Notre République a failli. Elle doit reconnaître ses responsabilités dans les préjudices subis par les territoires de Guadeloupe et de Martinique du fait du maintien sur le marché des produits à base de chlordécone. Ne laissons pas la minorité présidentielle vider cette proposition de loi de son contenu. Dès 1976, la justice américaine reconnaissait les dangers du chlordécone, qui est alors interdit. En 1979, l'OMS qualifie le chlordécone de cancérigène possible. C'est à son principe fondamental d'unité et d'indivisibilité que notre République a manqué quand, en 1990, elle a interdit l'utilisation de ces produits en métropole tout en l'autorisant par voie dérogatoire sur les territoires de Guadeloupe et de Martinique, contribuant ainsi à créer deux régimes de droit différents. Notre République n'a donc pas seulement failli à protéger ses citoyennes et ses citoyens des effets de ce pesticide toxique : elle les a différenciés selon qu'ils habitaient en métropole ou aux Antilles.

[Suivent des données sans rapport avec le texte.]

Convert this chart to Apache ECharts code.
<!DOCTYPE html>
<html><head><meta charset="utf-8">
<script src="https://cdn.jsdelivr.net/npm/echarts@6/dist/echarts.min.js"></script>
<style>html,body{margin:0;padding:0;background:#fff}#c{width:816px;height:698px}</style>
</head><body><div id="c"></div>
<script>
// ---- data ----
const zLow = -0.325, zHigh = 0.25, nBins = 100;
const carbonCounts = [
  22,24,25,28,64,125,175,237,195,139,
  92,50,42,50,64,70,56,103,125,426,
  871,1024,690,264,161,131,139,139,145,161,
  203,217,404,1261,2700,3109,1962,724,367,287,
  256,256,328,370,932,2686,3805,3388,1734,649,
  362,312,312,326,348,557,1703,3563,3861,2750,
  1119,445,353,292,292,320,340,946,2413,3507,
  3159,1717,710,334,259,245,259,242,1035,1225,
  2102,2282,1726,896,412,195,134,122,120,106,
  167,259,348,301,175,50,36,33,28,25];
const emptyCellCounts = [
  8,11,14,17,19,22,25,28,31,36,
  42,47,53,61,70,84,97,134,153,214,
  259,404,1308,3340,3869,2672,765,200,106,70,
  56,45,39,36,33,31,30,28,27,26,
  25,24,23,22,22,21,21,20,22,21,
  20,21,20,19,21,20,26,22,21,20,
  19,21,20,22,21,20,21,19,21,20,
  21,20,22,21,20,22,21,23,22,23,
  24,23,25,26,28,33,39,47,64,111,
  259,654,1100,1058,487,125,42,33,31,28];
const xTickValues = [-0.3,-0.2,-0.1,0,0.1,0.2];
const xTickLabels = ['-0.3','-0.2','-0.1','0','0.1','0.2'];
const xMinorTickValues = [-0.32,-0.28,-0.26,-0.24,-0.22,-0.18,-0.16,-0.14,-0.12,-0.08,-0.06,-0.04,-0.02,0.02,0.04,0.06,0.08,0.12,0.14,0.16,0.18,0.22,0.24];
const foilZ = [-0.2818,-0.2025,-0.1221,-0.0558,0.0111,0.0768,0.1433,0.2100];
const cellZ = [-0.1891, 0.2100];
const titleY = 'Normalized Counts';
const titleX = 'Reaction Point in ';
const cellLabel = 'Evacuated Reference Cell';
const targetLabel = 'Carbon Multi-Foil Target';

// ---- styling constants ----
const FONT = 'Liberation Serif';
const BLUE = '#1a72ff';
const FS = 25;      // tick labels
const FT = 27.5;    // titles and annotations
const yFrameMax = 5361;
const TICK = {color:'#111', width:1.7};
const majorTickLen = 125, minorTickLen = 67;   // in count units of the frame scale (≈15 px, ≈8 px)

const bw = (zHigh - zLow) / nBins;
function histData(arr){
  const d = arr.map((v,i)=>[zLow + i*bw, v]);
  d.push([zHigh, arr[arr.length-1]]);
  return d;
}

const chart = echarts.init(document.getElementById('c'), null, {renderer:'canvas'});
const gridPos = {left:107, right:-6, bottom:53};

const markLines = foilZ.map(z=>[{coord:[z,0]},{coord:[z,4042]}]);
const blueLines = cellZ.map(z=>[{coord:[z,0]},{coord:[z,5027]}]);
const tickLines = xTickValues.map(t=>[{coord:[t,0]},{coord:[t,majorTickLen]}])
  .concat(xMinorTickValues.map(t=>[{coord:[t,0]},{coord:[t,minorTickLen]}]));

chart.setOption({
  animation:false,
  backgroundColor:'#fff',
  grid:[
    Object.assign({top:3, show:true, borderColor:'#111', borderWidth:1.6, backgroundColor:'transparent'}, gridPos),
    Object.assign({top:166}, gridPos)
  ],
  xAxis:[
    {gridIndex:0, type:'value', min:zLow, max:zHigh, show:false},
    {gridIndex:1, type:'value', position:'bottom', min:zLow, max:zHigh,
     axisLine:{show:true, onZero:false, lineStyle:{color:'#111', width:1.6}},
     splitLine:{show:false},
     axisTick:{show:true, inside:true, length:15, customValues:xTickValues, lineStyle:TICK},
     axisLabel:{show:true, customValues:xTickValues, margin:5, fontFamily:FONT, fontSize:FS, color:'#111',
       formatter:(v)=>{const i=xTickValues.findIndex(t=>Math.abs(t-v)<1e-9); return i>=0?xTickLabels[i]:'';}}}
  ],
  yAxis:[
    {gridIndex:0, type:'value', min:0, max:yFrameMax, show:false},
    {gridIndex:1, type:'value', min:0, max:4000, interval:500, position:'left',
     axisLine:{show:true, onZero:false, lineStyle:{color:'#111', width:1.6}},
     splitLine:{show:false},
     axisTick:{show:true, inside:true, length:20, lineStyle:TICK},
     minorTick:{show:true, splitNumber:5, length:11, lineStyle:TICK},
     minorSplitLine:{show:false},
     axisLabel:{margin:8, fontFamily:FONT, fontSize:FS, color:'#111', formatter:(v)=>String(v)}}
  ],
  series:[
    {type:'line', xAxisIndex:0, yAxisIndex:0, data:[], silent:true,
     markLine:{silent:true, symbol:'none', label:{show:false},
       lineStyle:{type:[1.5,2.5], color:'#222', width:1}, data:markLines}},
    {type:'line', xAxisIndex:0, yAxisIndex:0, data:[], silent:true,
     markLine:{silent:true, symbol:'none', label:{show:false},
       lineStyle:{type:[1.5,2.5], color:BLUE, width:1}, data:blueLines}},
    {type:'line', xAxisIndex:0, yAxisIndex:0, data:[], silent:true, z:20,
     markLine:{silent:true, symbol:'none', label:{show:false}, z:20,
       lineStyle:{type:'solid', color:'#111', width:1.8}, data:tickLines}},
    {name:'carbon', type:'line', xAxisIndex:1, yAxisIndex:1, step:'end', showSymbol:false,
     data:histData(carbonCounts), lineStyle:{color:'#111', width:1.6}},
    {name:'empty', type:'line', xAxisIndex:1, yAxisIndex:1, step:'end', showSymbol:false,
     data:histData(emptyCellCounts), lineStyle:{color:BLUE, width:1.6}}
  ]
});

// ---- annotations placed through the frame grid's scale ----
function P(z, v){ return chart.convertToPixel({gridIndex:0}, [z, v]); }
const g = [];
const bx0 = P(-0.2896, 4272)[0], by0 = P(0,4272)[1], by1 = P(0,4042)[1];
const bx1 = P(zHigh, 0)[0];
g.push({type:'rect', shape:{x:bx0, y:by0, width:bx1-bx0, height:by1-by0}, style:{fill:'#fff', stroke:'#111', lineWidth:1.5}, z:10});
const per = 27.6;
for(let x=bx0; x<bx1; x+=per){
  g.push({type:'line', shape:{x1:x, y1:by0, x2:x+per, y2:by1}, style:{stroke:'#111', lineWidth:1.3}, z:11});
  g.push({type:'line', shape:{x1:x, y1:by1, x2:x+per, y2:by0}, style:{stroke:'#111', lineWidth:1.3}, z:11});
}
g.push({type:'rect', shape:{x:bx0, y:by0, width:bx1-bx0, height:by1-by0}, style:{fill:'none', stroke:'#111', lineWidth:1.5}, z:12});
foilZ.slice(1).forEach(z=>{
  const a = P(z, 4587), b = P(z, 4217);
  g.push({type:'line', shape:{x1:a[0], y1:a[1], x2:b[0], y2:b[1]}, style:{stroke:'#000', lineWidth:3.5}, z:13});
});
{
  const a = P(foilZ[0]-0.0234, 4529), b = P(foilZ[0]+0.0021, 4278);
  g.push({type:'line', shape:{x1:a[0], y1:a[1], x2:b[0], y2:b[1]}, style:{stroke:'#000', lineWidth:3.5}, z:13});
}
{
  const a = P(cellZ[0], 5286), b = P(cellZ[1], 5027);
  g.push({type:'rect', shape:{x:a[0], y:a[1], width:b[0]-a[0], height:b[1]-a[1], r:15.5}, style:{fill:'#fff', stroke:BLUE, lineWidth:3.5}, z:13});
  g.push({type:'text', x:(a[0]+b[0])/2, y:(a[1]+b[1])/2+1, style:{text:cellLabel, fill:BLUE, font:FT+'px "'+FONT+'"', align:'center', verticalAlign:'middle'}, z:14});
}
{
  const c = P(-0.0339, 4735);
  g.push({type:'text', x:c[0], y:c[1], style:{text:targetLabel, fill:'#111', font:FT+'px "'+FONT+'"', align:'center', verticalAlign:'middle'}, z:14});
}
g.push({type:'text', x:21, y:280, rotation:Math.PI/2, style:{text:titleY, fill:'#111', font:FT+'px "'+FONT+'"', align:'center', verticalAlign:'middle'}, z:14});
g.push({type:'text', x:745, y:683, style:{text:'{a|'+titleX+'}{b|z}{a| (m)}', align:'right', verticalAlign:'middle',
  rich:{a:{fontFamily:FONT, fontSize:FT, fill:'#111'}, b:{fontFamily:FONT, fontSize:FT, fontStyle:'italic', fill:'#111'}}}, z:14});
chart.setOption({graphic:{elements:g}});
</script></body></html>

Le constat est sans appel : la quasi-totalité des Antillais, 92 % en Martinique et 95 % en Guadeloupe, ont été contaminés. Pendant des décennies, ce produit toxique a pénétré les nappes phréatiques, les rivières, les mers, les poissons, les cheptels, les fruits et les légumes. Cette contamination affecte le biotope et la santé des individus : elle accroît le risque de cancer de la prostate, d'accouchement prématuré, perturbe le système hormonal et le développement de l'enfant.
Notre République a failli, les victimes doivent obtenir réparation. L'indemnisation existante, soumise à des critères complexes et restrictifs ne concerne que les travailleurs. Chaque individu ayant été exposé doit pouvoir obtenir réparation.
Reconnaître la responsabilité de notre République et permettre l'indemnisation des victimes constitue un premier pas. Je remercie le groupe Socialistes pour cette initiative. Nous pensons cependant qu'il faut aller plus loin. Nous souhaitons engager un plan d'urgence pour la dépollution et la décontamination rapides des régions durablement polluées, priorité étant donnée aux Antilles. Il faut aussi créer une autorité administrative indépendante chargée d'indemniser les victimes et une commission de suivi des politiques publiques de lutte contre les effets du chlordécone.